# What to do?



## katies (May 19, 2015)

6 months ago I decided to become a fitness trainer, of sorts. Eight of us signed up to complete the training and we grew very close. The trainer owned a business which we all hoped to work for although she didn’t promise us anything. The hard thing about this is that out of 8 of us, 2 of us are regularly on the schedule. The others feel badly about not being part of the team and let down they didn’t “make it,” although they could work elsewhere because we all graduated. One is a very very close friend of mine. 

Thing is, I went into this with eyes wide open. I was more experienced going in and studied my a$$ off. I was prepared every single time I had to lead a class because I knew it was a job interview. No one is surprised about the two that got the job nod, but they have distanced themselves from us. I hustled for other jobs around the area that were open to the 8 of us as well but now feel guilty about getting those jobs.

This sucks. I was friendly to everyone. I helped everyone.


----------



## Lostinthought61 (Nov 5, 2013)

wait confused....did you get a job or not ?


----------



## katies (May 19, 2015)

Lostinthought61 said:


> wait confused....did you get a job or not ?

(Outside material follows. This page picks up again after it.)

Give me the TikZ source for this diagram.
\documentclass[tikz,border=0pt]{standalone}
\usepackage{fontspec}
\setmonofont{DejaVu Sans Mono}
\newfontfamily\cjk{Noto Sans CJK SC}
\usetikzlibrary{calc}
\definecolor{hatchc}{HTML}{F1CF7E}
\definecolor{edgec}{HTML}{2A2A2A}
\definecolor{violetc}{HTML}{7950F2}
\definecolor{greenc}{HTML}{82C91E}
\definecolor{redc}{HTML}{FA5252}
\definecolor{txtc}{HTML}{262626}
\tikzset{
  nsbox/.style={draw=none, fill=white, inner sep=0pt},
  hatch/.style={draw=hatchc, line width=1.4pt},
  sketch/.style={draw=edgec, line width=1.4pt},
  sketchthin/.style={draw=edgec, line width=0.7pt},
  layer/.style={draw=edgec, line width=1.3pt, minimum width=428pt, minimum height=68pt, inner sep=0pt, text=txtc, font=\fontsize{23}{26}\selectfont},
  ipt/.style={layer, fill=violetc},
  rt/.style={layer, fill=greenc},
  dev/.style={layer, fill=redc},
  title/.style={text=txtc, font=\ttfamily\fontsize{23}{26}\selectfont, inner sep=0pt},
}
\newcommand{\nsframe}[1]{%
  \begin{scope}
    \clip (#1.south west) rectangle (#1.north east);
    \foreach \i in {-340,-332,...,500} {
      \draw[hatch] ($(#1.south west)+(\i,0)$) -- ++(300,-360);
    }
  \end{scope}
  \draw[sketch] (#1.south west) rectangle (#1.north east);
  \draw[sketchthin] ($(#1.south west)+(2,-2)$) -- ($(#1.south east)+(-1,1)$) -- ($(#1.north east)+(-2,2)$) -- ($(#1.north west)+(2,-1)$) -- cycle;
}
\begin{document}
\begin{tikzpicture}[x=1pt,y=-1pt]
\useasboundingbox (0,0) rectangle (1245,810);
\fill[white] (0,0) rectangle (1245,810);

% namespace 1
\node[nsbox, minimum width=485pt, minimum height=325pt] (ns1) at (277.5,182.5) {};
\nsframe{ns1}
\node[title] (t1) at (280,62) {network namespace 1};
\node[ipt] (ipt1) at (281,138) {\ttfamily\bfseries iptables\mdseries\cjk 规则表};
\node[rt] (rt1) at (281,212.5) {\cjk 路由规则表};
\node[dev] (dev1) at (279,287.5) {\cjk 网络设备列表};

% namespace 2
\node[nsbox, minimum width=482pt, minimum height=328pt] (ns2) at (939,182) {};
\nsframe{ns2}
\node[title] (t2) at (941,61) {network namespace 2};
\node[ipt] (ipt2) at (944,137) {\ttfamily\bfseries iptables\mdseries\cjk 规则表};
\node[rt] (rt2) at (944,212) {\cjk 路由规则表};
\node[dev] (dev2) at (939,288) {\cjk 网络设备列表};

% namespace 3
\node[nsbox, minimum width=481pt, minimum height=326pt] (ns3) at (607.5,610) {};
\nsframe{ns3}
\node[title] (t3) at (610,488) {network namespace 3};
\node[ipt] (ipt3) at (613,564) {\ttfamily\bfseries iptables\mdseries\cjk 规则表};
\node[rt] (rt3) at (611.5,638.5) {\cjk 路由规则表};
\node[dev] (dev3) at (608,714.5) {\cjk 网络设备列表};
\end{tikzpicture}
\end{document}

I am one of the two regularly on the schedule - hired by our trainer.


----------



## Lostinthought61 (Nov 5, 2013)

so the other 6 did not get a job the two who showed up prepared for every class did....can you see as a trainer why she picked you two and not the others...i'm sorry but the others are either jealous or mad at themselves for not being better prepared.


----------



## katies (May 19, 2015)

I think the 6 that weren't picked didn't understand what they were getting themselves into. I looked at it big picture - that she had little to no openings and I'd have to be better than the teachers she already had. I knew it would be really hard. I think the trainer kind of talked people into it because she received 3k from each person and that in and of itself is a business. Some of the trainees had no business doing the training, at least not yet. I had 8 years doing it before I jumped in.


----------



## Lostinthought61 (Nov 5, 2013)

Katies, i not sure there is anything to do, i always find it troubling when those who strive and work hard success, have lazy people hanging on to their coat tails with expectations that they should also succeed by means of association. Sometimes you have to get rid of the dead weight, pun intended ;-)


----------



## Cooper (Apr 18, 2008)

Well it's OK to feel a bit down because your friends didn't succeed as you did, but....dont let it be more than "too bad, so sorry". The trainer is running a business, she wants to be successful and to do that she needs to staff the business with the best people she can. You did the work, you proved your worth, be proud of yourself.


----------



## Steve2.0 (Dec 11, 2017)

No one cares about you except your parents. Stop trying to be everyones best friend because you worked hard to achieve something.

If the roles were reversed they may have 'said' they were sorry you didnt make it but wouldnt change anything about having the actual job.

Work hard, earn your reward, and move forward. If you try to please everyone you will please no one (including yourself)


----------